# Why is negative times negative equals positive?

We have learned that the product of a positive number and a negative number is negative. How about the product of two negative numbers? How do we know that it is positive? Below are some illustrations and proof that show why is the product of two numbers positive.

Reason 1 – Pattern

Let us consider the pattern below.

$3 \times - 4 = -12$

$2 \times - 4 = -8$

$1 \times -4 = -4$

$0 \times -4 = 0$

$-1 \times - 4 = ?$

From the patterns, it should be $4$.

Reason 2 – Contradiction If Otherwise

Suppose the product of two negative numbers is negative.

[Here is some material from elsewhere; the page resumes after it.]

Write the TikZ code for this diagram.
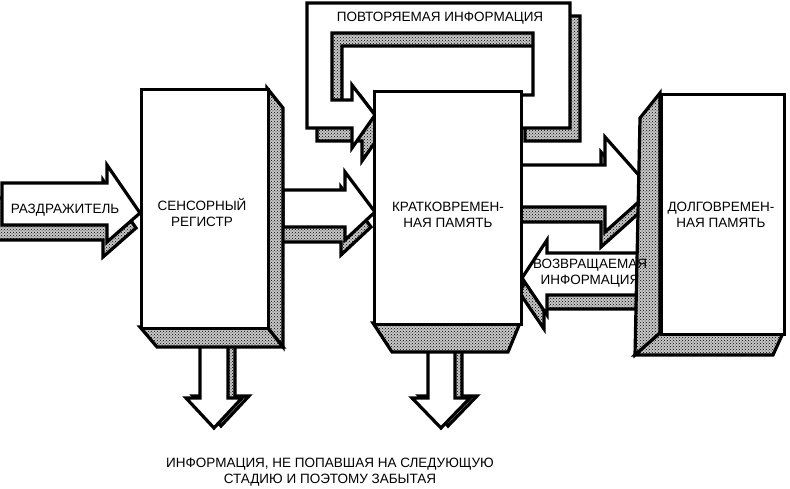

Then, (-2)(-3)  = -6. Since the distributive property multiplication  over addition holds,

-2 (-3 + 3) = -2(-3 + 3)

-2 (0) = (-2)(-3) + (-2)(3)

0= -6 + -6

0 = -12.

The proof below requires elementary knowledge in algebra, so I have included it.

The Proof

Let $a$ and $b$ be real numbers.

Define  x = ab + (-a)(b) + (-a)(-b).

We factor out $-a$ from x = ab + (-a)(b) + (-a)(-b):

$x = ab + -a (b + (- b))$

$x = ab + -a(0)$.

$x = ab$. (1)

We now factor out $b$ from x = ab + (-a)(b) + (-a)(-b):

$x = b(a + -a) + (-a)(-b)$

$x = b(0) + (-a)(-b)$

$x = (-a)(-b)$. (2)

Since (1) and (2) are equal, $ab = (-a)(-b)$.

Therefore, the product of two negative numbers is positive.